La troisième orientation insiste sur le nécessaire renforcement du pilotage national des politiques muséales. Les propositions quatorze à dix-neuf tendent à donner au service des musées de France un rôle d'animation d'un véritable réseau des musées. La dix-neuvième proposition vise à créer, sur le site intranet du ministère de la culture, un forum d'échanges permettant aux conservateurs, attachés de conservation et personnels scientifiques des musées, qui souffrent actuellement d'une certaine solitude, de mutualiser leurs expériences. Au titre de la seizième proposition, l'établissement par les musées d'un projet scientifique et culturel (PSC) pourrait devenir, à terme, une condition sine qua non à l'octroi ou au maintien de l'appellation « musée de France ». Je rappelle que la moitié des musées de France n'ont pas encore établi de PSC, alors que la loi leur en fait pourtant obligation.
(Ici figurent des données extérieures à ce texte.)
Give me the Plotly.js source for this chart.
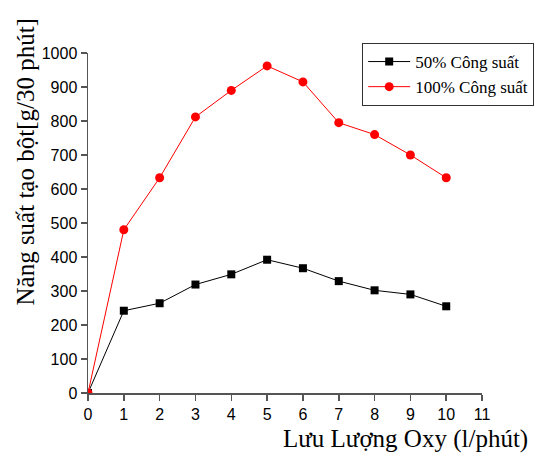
<!DOCTYPE html>
<html>
<head>
<meta charset="utf-8">
<script src="https://cdn.plot.ly/plotly-3.0.1.min.js"></script>
<style>html,body{margin:0;padding:0;background:#fff;}#chart{width:541px;height:457px;}</style>
</head>
<body>
<div id="chart"></div>
<script>
const oxyFlow = [0, 1, 2, 3, 4, 5, 6, 7, 8, 9, 10];
const power50 = [0, 242, 264, 319, 349, 392, 367, 329, 302, 290, 255];
const power100 = [0, 480, 633, 812, 890, 962, 915, 795, 760, 700, 633];
const seriesNames = ["50% Công suất", "100% Công suất"];
const xTitle = "Lưu Lượng Oxy (l/phút)";
const yTitle = "Năng suất tạo bột[g/30 phút]";

const serif = "Liberation Serif, Times New Roman, serif";
const sans = "Liberation Sans, Arial, sans-serif";

const traces = [
  {
    x: oxyFlow, y: power50, name: seriesNames[0], type: "scatter", mode: "lines+markers",
    line: {color: "#000000", width: 1},
    marker: {symbol: "square", size: 8, color: "#000000"}
  },
  {
    x: oxyFlow, y: power100, name: seriesNames[1], type: "scatter", mode: "lines+markers",
    line: {color: "#ff0000", width: 1},
    marker: {symbol: "circle", size: 9, color: "#ff0000"}
  }
];

const layout = {
  width: 541, height: 457,
  margin: {l: 87.5, r: 5, t: 40, b: 63.5},
  paper_bgcolor: "#ffffff", plot_bgcolor: "#ffffff",
  showlegend: true,
  legend: {
    x: 0.612, y: 0.9915, xanchor: "left", yanchor: "top",
    bordercolor: "#333333", borderwidth: 1, bgcolor: "#ffffff",
    font: {family: serif, size: 17, color: "#000000"},
    itemwidth: 42,
    tracegroupgap: 0
  },
  xaxis: {
    domain: [0, 0.8796],
    range: [0, 11], dtick: 1, tick0: 0,
    showline: true, linecolor: "#555555", linewidth: 1.5,
    ticks: "outside", ticklen: 6, tickcolor: "#555555", tickwidth: 1.5,
    showgrid: false, zeroline: false,
    tickfont: {family: sans, size: 16, color: "#000000"}
  },
  yaxis: {
    domain: [0, 0.9632],
    range: [0, 1000], dtick: 100, tick0: 0,
    showline: true, linecolor: "#555555", linewidth: 1.5,
    ticks: "outside", ticklen: 6, tickcolor: "#555555", tickwidth: 1.5,
    showgrid: false, zeroline: false,
    tickfont: {family: sans, size: 16, color: "#000000"}
  },
  annotations: [
    {text: xTitle, xref: "paper", yref: "paper", x: 0.9866, y: -0.1315,
     xanchor: "right", yanchor: "middle", showarrow: false,
     font: {family: serif, size: 25, color: "#000000"}},
    {text: yTitle, xref: "paper", yref: "paper", x: -0.139, y: 0.655,
     xanchor: "center", yanchor: "middle", textangle: -90, showarrow: false,
     font: {family: serif, size: 25, color: "#000000"}}
  ]
};

Plotly.newPlot("chart", traces, layout, {displayModeBar: false, staticPlot: true});
</script>
</body>
</html>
La quatrième orientation consiste à apporter tout le soin nécessaire aux opérations dites de « post-récolement », au moins aussi importantes que le récolement lui-même : marquage des oeuvres, mise à jour des inventaires, couverture photographique des collections, recherche des oeuvres manquantes, mise en place des outils de gestion numérisés des collections. La vingtième proposition prescrit de publier rapidement une circulaire fournissant la base méthodologique de ces opérations, lesquelles peuvent débuter dans les musées qui ont achevé leur premier récolement, et prévoyant les modalités de leur mise en oeuvre.